Ataris en Ucrania

Hay detalles de la otra guerra miserable que escapan a las crónicas de los corresponsales

Por el gran reportaje firmado por el colega Fernando Pérez Ávila, hemos sabido de la peripecia de un sevillano, vecino de Gelves, que viajó como aventurero solidario a Ucrania a inicios de la guerra. Más allá de tomarle el pulso a la destrucción, con lo que se topó Bienvenido Ataris González fue que había llegado al otro corazón de las tinieblas. Quiere decirse que lo que halló fue la puerta de atrás que toda guerra no enseña y que lleva a la negra bocaza de la maldad humana.

Los soldados combaten ahora en el fragor del frente en Jersón. Pueden luchar cuerpo a cuerpo con salvaje estampa de antaño. O pueden morir bajo los drones iraníes enviados por Alí, el profeta de los chiíes. Ofensivas y repliegues marcan la cartografía de la guerra. Igual que el silencio en un lugar abandonado por el enemigo es la lúgubre señal que invita a recoger cadáveres de civiles esparcidos por las calles si no se llega tarde tras el festín de los perros.
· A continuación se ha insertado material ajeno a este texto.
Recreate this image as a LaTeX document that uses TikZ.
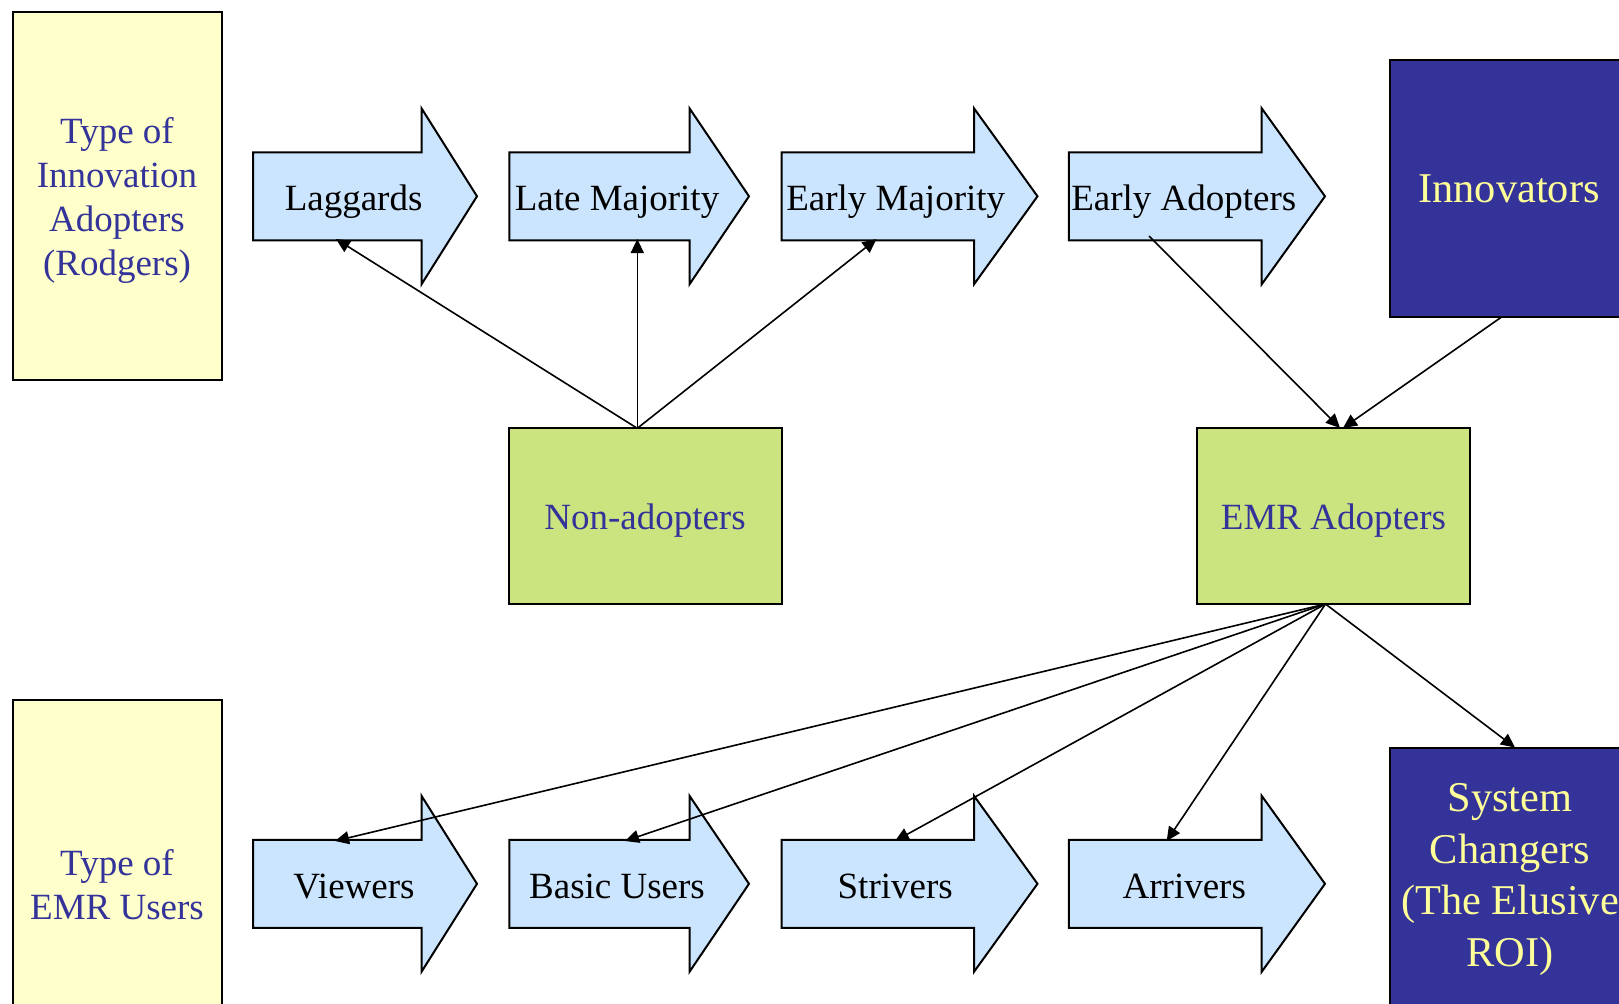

El frente traza su barbarie. Pero hay veces en que la retaguardia es el peor de los teatros donde el hombre devora al hombre con toda mezquindad. Cuenta Ataris cómo se topó con estafadores que trafican con donaciones y supuestos opiáceos para mitigar el dolor de los niños. Un fullero español se hacía pasar por miembro secreto del CNI. Dice Ataris que los polacos se tapaban la nariz en la frontera para recibir a los refugiados del otrora Melting Pot de las culturas y que ponían mil pegas a quienes, como él, llegaban para echar una mano. Claro que hay ángeles bondadosos (la labor del chef español José Andrés, infatigables cooperantes chinos e inusitados sijs de la India). Pero lo que más desarma es entrar de lleno por esa puerta trasera donde se revela la podredumbre moral de quienes incluso sufren la guerra. Dice Ataris que halló poca ayuda entre ucranianos. El clasismo eslavo es otra nota a pie de página en esta guerra. Mientras se producían bombas y matanzas a sólo 80 kilómetros de distancia, en Kiev y en Leópolis la gente comía plácidamente en restaurantes. A algunos les importaba poco el drama de los suyos y mostraban su ignominioso desdén de urbanitas. "No pasa nada, son campesinos", llegaron a decirle a nuestro aventurero de la solidaridad. Hay detalles de la otra guerra miserable que escapan a las crónicas de los corresponsales que vemos en la tele tocados con sus cascos y en cuyos chalecos leemos la leyenda Press.

Dice Ataris que en parte fue a Ucrania para librarse de ciertos demonios personales. Pero allí le estaban aguardando otros tantos. Ataris en Ucrania sería un buen título para una novela real.